== Dataset section
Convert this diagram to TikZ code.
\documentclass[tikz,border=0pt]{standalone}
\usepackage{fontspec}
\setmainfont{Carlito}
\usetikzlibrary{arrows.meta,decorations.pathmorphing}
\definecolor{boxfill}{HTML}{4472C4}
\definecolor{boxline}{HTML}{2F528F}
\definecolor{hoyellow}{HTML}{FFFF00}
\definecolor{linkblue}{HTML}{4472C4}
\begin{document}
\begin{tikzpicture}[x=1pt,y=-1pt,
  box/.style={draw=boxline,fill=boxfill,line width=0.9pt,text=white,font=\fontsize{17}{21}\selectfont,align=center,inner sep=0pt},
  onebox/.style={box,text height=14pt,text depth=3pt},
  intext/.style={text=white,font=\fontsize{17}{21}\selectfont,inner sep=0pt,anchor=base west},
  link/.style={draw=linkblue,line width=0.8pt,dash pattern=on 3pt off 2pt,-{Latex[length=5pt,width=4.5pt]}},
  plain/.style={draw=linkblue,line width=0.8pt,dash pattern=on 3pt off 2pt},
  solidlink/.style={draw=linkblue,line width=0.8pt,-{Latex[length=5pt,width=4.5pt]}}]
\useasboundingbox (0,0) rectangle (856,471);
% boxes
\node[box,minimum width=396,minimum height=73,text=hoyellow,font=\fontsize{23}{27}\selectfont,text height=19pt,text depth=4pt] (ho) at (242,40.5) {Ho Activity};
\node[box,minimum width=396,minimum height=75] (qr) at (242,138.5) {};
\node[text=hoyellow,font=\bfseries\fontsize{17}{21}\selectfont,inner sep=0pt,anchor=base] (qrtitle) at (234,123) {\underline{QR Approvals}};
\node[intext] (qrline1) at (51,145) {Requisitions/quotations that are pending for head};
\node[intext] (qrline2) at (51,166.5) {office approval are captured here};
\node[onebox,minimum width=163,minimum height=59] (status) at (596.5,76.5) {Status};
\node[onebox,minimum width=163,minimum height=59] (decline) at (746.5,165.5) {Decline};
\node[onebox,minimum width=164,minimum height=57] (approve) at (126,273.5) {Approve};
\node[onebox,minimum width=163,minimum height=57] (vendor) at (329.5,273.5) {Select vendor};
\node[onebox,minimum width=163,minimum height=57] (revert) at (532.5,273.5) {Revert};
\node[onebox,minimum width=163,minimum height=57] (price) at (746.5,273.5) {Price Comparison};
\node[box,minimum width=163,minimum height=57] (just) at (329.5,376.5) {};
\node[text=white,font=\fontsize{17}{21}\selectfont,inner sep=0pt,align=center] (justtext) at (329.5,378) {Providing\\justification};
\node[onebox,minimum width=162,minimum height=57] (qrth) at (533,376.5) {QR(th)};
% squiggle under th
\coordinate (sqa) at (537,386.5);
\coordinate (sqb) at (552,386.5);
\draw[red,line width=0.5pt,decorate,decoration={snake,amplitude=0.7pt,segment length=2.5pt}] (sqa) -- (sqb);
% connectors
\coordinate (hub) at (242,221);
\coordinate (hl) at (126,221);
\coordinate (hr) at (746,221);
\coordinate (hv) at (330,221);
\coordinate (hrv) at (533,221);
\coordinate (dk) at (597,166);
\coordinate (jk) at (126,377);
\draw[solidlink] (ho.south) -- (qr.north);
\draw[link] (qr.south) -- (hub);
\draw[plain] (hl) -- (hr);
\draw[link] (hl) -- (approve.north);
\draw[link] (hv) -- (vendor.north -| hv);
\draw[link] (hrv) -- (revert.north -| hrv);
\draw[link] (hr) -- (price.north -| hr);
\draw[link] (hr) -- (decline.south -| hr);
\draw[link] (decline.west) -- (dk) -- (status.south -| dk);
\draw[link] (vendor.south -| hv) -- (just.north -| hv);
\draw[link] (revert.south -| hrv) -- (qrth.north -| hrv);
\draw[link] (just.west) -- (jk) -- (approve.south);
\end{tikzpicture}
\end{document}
====
▶ [Aim of the exercise]
Output all of the material, please, exactly as it stands.

▶ [Response to the exercise]
Convert this diagram to TikZ code.
\documentclass[tikz,border=0pt]{standalone}
\usepackage{fontspec}
\setmainfont{Carlito}
\usetikzlibrary{arrows.meta,decorations.pathmorphing}
\definecolor{boxfill}{HTML}{4472C4}
\definecolor{boxline}{HTML}{2F528F}
\definecolor{hoyellow}{HTML}{FFFF00}
\definecolor{linkblue}{HTML}{4472C4}
\begin{document}
\begin{tikzpicture}[x=1pt,y=-1pt,
  box/.style={draw=boxline,fill=boxfill,line width=0.9pt,text=white,font=\fontsize{17}{21}\selectfont,align=center,inner sep=0pt},
  onebox/.style={box,text height=14pt,text depth=3pt},
  intext/.style={text=white,font=\fontsize{17}{21}\selectfont,inner sep=0pt,anchor=base west},
  link/.style={draw=linkblue,line width=0.8pt,dash pattern=on 3pt off 2pt,-{Latex[length=5pt,width=4.5pt]}},
  plain/.style={draw=linkblue,line width=0.8pt,dash pattern=on 3pt off 2pt},
  solidlink/.style={draw=linkblue,line width=0.8pt,-{Latex[length=5pt,width=4.5pt]}}]
\useasboundingbox (0,0) rectangle (856,471);
% boxes
\node[box,minimum width=396,minimum height=73,text=hoyellow,font=\fontsize{23}{27}\selectfont,text height=19pt,text depth=4pt] (ho) at (242,40.5) {Ho Activity};
\node[box,minimum width=396,minimum height=75] (qr) at (242,138.5) {};
\node[text=hoyellow,font=\bfseries\fontsize{17}{21}\selectfont,inner sep=0pt,anchor=base] (qrtitle) at (234,123) {\underline{QR Approvals}};
\node[intext] (qrline1) at (51,145) {Requisitions/quotations that are pending for head};
\node[intext] (qrline2) at (51,166.5) {office approval are captured here};
\node[onebox,minimum width=163,minimum height=59] (status) at (596.5,76.5) {Status};
\node[onebox,minimum width=163,minimum height=59] (decline) at (746.5,165.5) {Decline};
\node[onebox,minimum width=164,minimum height=57] (approve) at (126,273.5) {Approve};
\node[onebox,minimum width=163,minimum height=57] (vendor) at (329.5,273.5) {Select vendor};
\node[onebox,minimum width=163,minimum height=57] (revert) at (532.5,273.5) {Revert};
\node[onebox,minimum width=163,minimum height=57] (price) at (746.5,273.5) {Price Comparison};
\node[box,minimum width=163,minimum height=57] (just) at (329.5,376.5) {};
\node[text=white,font=\fontsize{17}{21}\selectfont,inner sep=0pt,align=center] (justtext) at (329.5,378) {Providing\\justification};
\node[onebox,minimum width=162,minimum height=57] (qrth) at (533,376.5) {QR(th)};
% squiggle under th
\coordinate (sqa) at (537,386.5);
\coordinate (sqb) at (552,386.5);
\draw[red,line width=0.5pt,decorate,decoration={snake,amplitude=0.7pt,segment length=2.5pt}] (sqa) -- (sqb);
% connectors
\coordinate (hub) at (242,221);
\coordinate (hl) at (126,221);
\coordinate (hr) at (746,221);
\coordinate (hv) at (330,221);
\coordinate (hrv) at (533,221);
\coordinate (dk) at (597,166);
\coordinate (jk) at (126,377);
\draw[solidlink] (ho.south) -- (qr.north);
\draw[link] (qr.south) -- (hub);
\draw[plain] (hl) -- (hr);
\draw[link] (hl) -- (approve.north);
\draw[link] (hv) -- (vendor.north -| hv);
\draw[link] (hrv) -- (revert.north -| hrv);
\draw[link] (hr) -- (price.north -| hr);
\draw[link] (hr) -- (decline.south -| hr);
\draw[link] (decline.west) -- (dk) -- (status.south -| dk);
\draw[link] (vendor.south -| hv) -- (just.north -| hv);
\draw[link] (revert.south -| hrv) -- (qrth.north -| hrv);
\draw[link] (just.west) -- (jk) -- (approve.south);
\end{tikzpicture}
\end{document}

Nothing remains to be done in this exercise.